Paraparaumu's Jemini Gray is building on her own life experience to help others as a personal trainer, life coach and mentor. Photo / Cloe Willetts
Eleven years ago and weighing 120kg after the birth of her first child, Paraparaumu's Jemini Gray sat and imagined herself dancing on stage in front of hundreds of people, the pull of adrenaline drawing in the crowd.
Six years later and having undertaken a dramatic life overhaul, she did just that, stepping out onto the field at 2011's Wellington Sevens as lead dance coach.
Now back to her pre baby weight, the mother of two and qualified personal trainer is using her unique life experience to help others looking for change in her role as trainer, life coach and mentor.
"The weight loss started happening for me when I found self-acceptance," said Jemini, 33, who recently launched the new business JZ Nutrition and Training with her fiance Zias Deberr, a nutritionist and personal trainer.
"I was insecure and did a bit of life coaching on myself."
According to Jemini, who was 80kg before the birth of her eldest son Regan, now 15, she started her transformation while undergoing rehabilitation for a knee injury at the gym.

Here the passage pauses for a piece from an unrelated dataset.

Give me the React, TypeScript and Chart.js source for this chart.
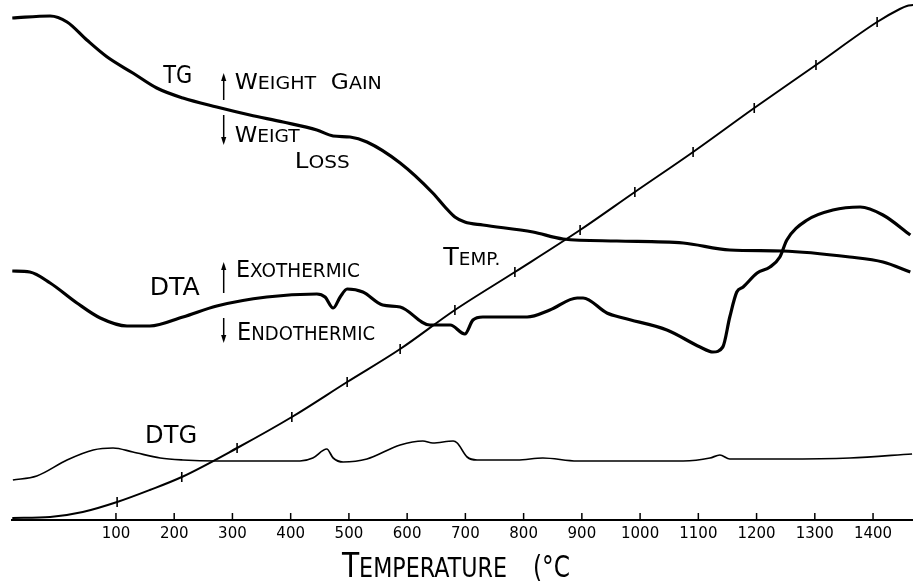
import React, { useEffect, useRef } from "react";
import { Chart, registerables } from "chart.js";

Chart.register(...registerables);

// ---------- data (x in °C, y in arbitrary signal units) ----------
const X_MIN = -78.5;
const X_MAX = 1468.6;
const Y_MIN = 0;
const Y_MAX = 104;

const X_TICKS = [100, 200, 300, 400, 500, 600, 700, 800, 900, 1000, 1100, 1200, 1300, 1400];

const TG_T = [-78, -13, 16, 50, 85, 129, 170, 215, 273, 330, 387, 445, 473, 502, 531, 588, 644, 665, 682, 699, 730, 816, 868, 960, 1074, 1154, 1245, 1360, 1417, 1464];
const TG_V = [100.4, 100.8, 99.6, 96, 92.6, 89.4, 86.4, 84.4, 82.6, 81, 79.6, 78, 76.8, 76.6, 75.6, 71.4, 65.4, 62.6, 60.6, 59.6, 59, 57.6, 56.2, 55.8, 55.4, 54, 53.8, 52.6, 51.6, 49.6];

const DTA_T = [-78, -48, -13, 33, 73, 119, 158, 215, 273, 359, 445, 459, 473, 485, 497, 524, 558, 588, 639, 674, 699, 713, 730, 806, 845, 892, 902, 943, 971, 1046, 1103, 1125, 1142, 1154, 1166, 1177, 1201, 1223, 1240, 1252, 1287, 1331, 1378, 1417, 1464];
const DTA_V = [49.8, 49.6, 47.4, 43.4, 40.4, 38.8, 38.8, 40.6, 42.8, 44.6, 45.2, 44.6, 42.4, 44.6, 46.2, 45.6, 43, 42.6, 39, 39, 37.2, 40, 40.6, 40.6, 42, 44.4, 44.4, 41.4, 40.4, 38, 34.6, 33.6, 34.6, 40.6, 45.6, 46.6, 49.4, 50.6, 52.6, 56, 60, 62, 62.6, 61, 57];

const DTG_T = [-77, -36, 16, 61, 95, 129, 176, 215, 273, 416, 438, 462, 473, 490, 531, 588, 627, 644, 679, 686, 703, 720, 789, 833, 892, 1074, 1120, 1137, 1154, 1245, 1360, 1467];
const DTG_V = [8, 8.8, 12, 14, 14.4, 13.6, 12.4, 12, 11.8, 11.8, 12.4, 14.2, 12.4, 11.6, 12.2, 15, 15.8, 15.4, 15.8, 15.4, 12.6, 12, 12, 12.4, 11.8, 11.8, 12.4, 13, 12.2, 12.2, 12.4, 13.2];

const TEMP_T = [-78, -13, 43, 102, 158, 213, 308, 402, 497, 588, 682, 785, 897, 991, 1091, 1196, 1302, 1407, 1446, 1458, 1469];
const TEMP_V = [0.4, 0.6, 1.6, 3.6, 6, 8.6, 14.4, 20.6, 27.6, 34.2, 42, 49.6, 58, 65.6, 73.6, 82.4, 91, 99.6, 102.2, 102.8, 103];
const TEMP_MARKS = [102, 213, 308, 402, 497, 588, 682, 785, 897, 991, 1091, 1196, 1302, 1407];

// ---------- annotation layout ----------
const FONT = '"DejaVu Sans", "Liberation Sans", sans-serif';

type Lbl = { text: string; t: number; v: number; big: number; small: number; width: number; allBig?: boolean; gap?: number };
const LABELS: Lbl[] = [
  { text: "TG", t: 181, v: 87.4, big: 25, small: 25, width: 29, allBig: true },
  { text: "DTA", t: 158, v: 45, big: 24, small: 24, width: 50, allBig: true },
  { text: "DTG", t: 150, v: 15.4, big: 25, small: 25, width: 52, allBig: true },
  { text: "Temp.", t: 662, v: 51, big: 25, small: 18, width: 57 },
  { text: "Weight Gain", t: 304, v: 86.2, big: 22, small: 18, width: 147, gap: 14 },
  { text: "Weigt", t: 304, v: 75.6, big: 22, small: 18, width: 65 },
  { text: "Loss", t: 407, v: 70.4, big: 22, small: 18, width: 55 },
  { text: "Exothermic", t: 306, v: 48.6, big: 23, small: 19, width: 124 },
  { text: "Endothermic", t: 308, v: 36, big: 25, small: 20, width: 138 },
];

// arrows: x position, tail value, head value
const ARROWS = [
  { t: 285, from: 84, to: 89.4 },
  { t: 285, from: 81, to: 75 },
  { t: 285, from: 45.4, to: 51.6 },
  { t: 285, from: 40.4, to: 35.4 },
];

function drawCaps(ctx: CanvasRenderingContext2D, l: Lbl, x: number, y: number) {
  const runs: { t: string; s: number; w: number; gap?: boolean }[] = [];
  const words = l.text.split(" ");
  words.forEach((w, wi) => {
    if (wi > 0) runs.push({ t: "", s: l.small, w: l.gap ?? l.small * 0.45, gap: true });
    if (l.allBig) runs.push({ t: w.toUpperCase(), s: l.big, w: 0 });
    else {
      runs.push({ t: w[0].toUpperCase(), s: l.big, w: 0 });
      if (w.length > 1) runs.push({ t: w.slice(1).toUpperCase(), s: l.small, w: 0 });
    }
  });
  let natural = 0;
  for (const r of runs) {
    if (!r.gap) {
      ctx.font = `${r.s}px ${FONT}`;
      r.w = ctx.measureText(r.t).width;
    }
    natural += r.w;
  }
  const k = l.width ? l.width / natural : 1;
  ctx.save();
  ctx.translate(x, y);
  ctx.scale(k, 1);
  ctx.textBaseline = "alphabetic";
  ctx.textAlign = "left";
  let cx = 0;
  for (const r of runs) {
    if (!r.gap) {
      ctx.font = `${r.s}px ${FONT}`;
      ctx.fillText(r.t, cx, 0);
    }
    cx += r.w;
  }
  ctx.restore();
}

const annotationPlugin = {
  id: "thermoAnnotations",
  afterDraw(chart: any) {
    const ctx: CanvasRenderingContext2D = chart.ctx;
    const xs = chart.scales.x;
    const ys = chart.scales.y;
    const area = chart.chartArea;
    ctx.save();
    ctx.fillStyle = "#000";
    ctx.strokeStyle = "#000";

    // upward tick marks on the temperature axis
    ctx.lineWidth = 1.5;
    for (const t of X_TICKS) {
      const px = xs.getPixelForValue(t);
      ctx.beginPath();
      ctx.moveTo(px, area.bottom);
      ctx.lineTo(px, area.bottom - 7);
      ctx.stroke();
    }

    // arrows
    for (const a of ARROWS) {
      const px = xs.getPixelForValue(a.t);
      const y1 = ys.getPixelForValue(a.from);
      const y2 = ys.getPixelForValue(a.to);
      const dir = Math.sign(y2 - y1);
      ctx.lineWidth = 1.5;
      ctx.beginPath();
      ctx.moveTo(px, y1);
      ctx.lineTo(px, y2 - dir * 4);
      ctx.stroke();
      ctx.beginPath();
      ctx.moveTo(px, y2);
      ctx.lineTo(px - 2.6, y2 - dir * 8);
      ctx.lineTo(px + 2.6, y2 - dir * 8);
      ctx.closePath();
      ctx.fill();
    }

    // curve labels
    for (const l of LABELS) {
      drawCaps(ctx, l, xs.getPixelForValue(l.t), ys.getPixelForValue(l.v));
    }

    // axis title
    const base = area.bottom + 57;
    drawCaps(ctx, { text: "Temperature", t: 0, v: 0, big: 33, small: 26, width: 165 }, xs.getPixelForValue(488), base);
    drawCaps(ctx, { text: "(°C", t: 0, v: 0, big: 31, small: 31, width: 37, allBig: true }, xs.getPixelForValue(816), base);
    ctx.restore();
  },
};

function pts(xv: number[], yv: number[]) {
  return xv.map((x, i) => ({ x, y: yv[i] }));
}

export default function App() {
  const ref = useRef<HTMLCanvasElement | null>(null);

  useEffect(() => {
    document.body.style.margin = "0";
    const canvas = ref.current;
    if (!canvas) return;
    const common = {
      borderColor: "#000",
      backgroundColor: "#000",
      pointRadius: 0,
      fill: false,
      cubicInterpolationMode: "monotone" as const,
      clip: false as any,
    };
    const chart = new Chart(canvas, {
      type: "line",
      data: {
        datasets: [
          { ...common, label: "TG", data: pts(TG_T, TG_V), borderWidth: 3.2 },
          { ...common, label: "DTA", data: pts(DTA_T, DTA_V), borderWidth: 3.2 },
          { ...common, label: "DTG", data: pts(DTG_T, DTG_V), borderWidth: 1.7 },
          {
            ...common,
            label: "Temp.",
            data: pts(TEMP_T, TEMP_V),
            borderWidth: 2,
            pointStyle: "line",
            rotation: 90,
            pointBorderWidth: 1.6,
            pointBorderColor: "#000",
            pointRadius: (c: any) => (TEMP_MARKS.includes(TEMP_T[c.dataIndex]) ? 5 : 0),
          } as any,
        ],
      },
      options: {
        responsive: false,
        animation: false,
        devicePixelRatio: 1,
        events: [],
        layout: { padding: { left: 12, right: 0, top: 0, bottom: 0 } },
        plugins: {
          legend: { display: false },
          tooltip: { enabled: false },
          title: { display: false },
        },
        scales: {
          x: {
            type: "linear",
            min: X_MIN,
            max: X_MAX,
            afterBuildTicks: (s: any) => {
              s.ticks = X_TICKS.map((value) => ({ value }));
            },
            afterFit: (s: any) => {
              s.height = 65;
            },
            grid: { display: false, drawTicks: false },
            border: { display: true, color: "#000", width: 2 },
            ticks: {
              color: "#000",
              font: { family: FONT, size: 15 },
              padding: 5,
              maxRotation: 0,
              autoSkip: false,
              callback: (v: any) => String(v),
            },
          },
          y: { type: "linear", display: false, min: Y_MIN, max: Y_MAX },
        },
      } as any,
      plugins: [annotationPlugin],
    });
    return () => chart.destroy();
  }, []);

  return (
    <div style={{ width: 913, height: 585, background: "#fff" }}>
      <canvas ref={ref} width={913} height={585} style={{ display: "block" }} />
    </div>
  );
}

"Throughout my training sessions I'd be thinking about my past life and all the things that'd happened, and I kind of only remembered the negative stuff. I knew that to get ahead, I needed to deal with the mental and emotional aspects of my life, as well as the physical training, because it all links in."

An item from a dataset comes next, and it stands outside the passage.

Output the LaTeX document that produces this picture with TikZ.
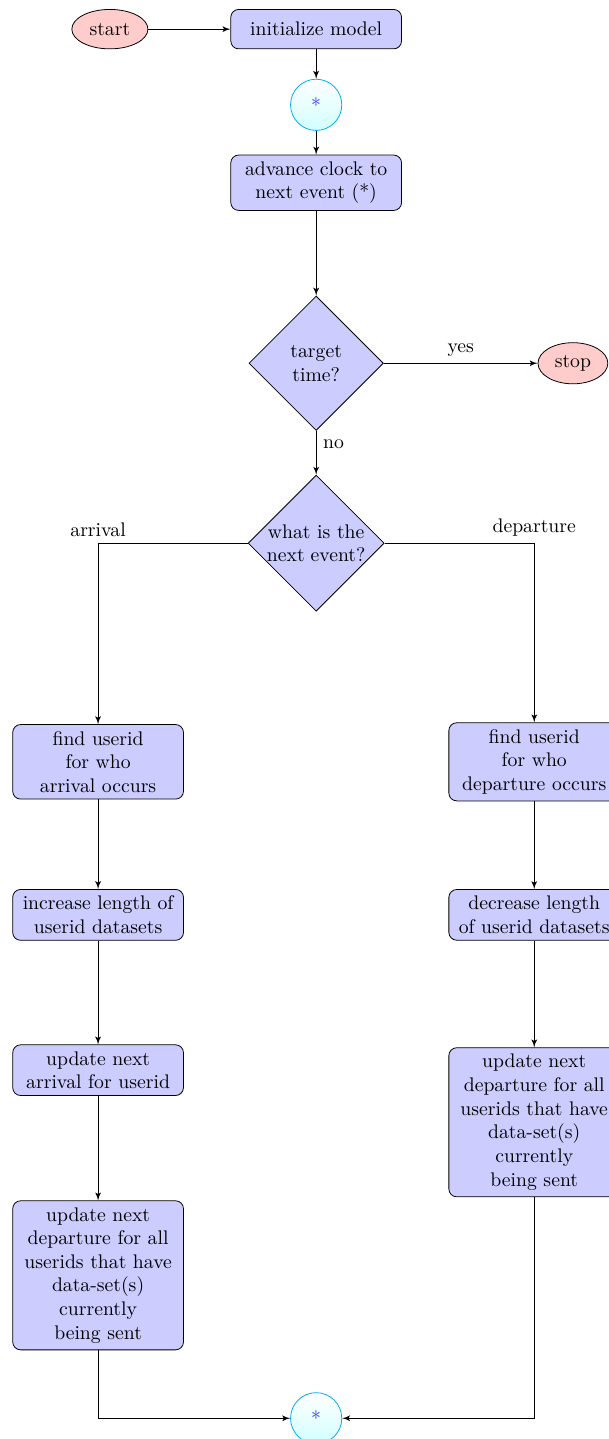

One of the major things that stood out from her past was sexual abuse growing up, which she had bottled up over the years.
"Somehow I took ownership and responsibility that I couldn't change what had happened to me in the past.
"What I could change though was where I was at and where I wanted to be.
"So I rang the man who did it and told him what it had done to me, and from that moment, it stopped holding me back mentally and emotionally.
"Forgiveness was a huge part in letting it go."
From there, progress unravelled for Jemini, who went on to qualify as a personal trainer through Kapiti's City Fitness, where she worked for six years before shifting to Paraparaumu's Snap Fitness three years ago, which she now manages.
"I started thinking about what it was in life I wanted and how I was going to get there.
"I wrote everything down on paper as a timeline of five years and achieved everything on that timeline."
As well as becoming a qualified Zumba fitness instructor, she achieved another goal of performing fitness segments on New Zealand television.
"When I was pregnant at 25, I was sitting on the couch eating wedges and watching the Good Morning show, and there was a lady teaching boxing.
In the same year as her Wellington Sevens stint, Jemini was accepted for an audition as a kick instructor for the Good Morning show.
She was selected and completed segments every couple of months for two years.
Now, with her latest goal completed and launched in Kapiti and Johnsonville, she is running individual and small group training programmes from Snap's Kapiti Rd premise.
"Like many people, Zias and I had talked about starting the business for a while, but had the fear of actioning it.
"As it is though, through action comes success."
Jemini, whose life experience had shaped her methods as a personal trainer, described her profession as "a lot about coaching people and educating".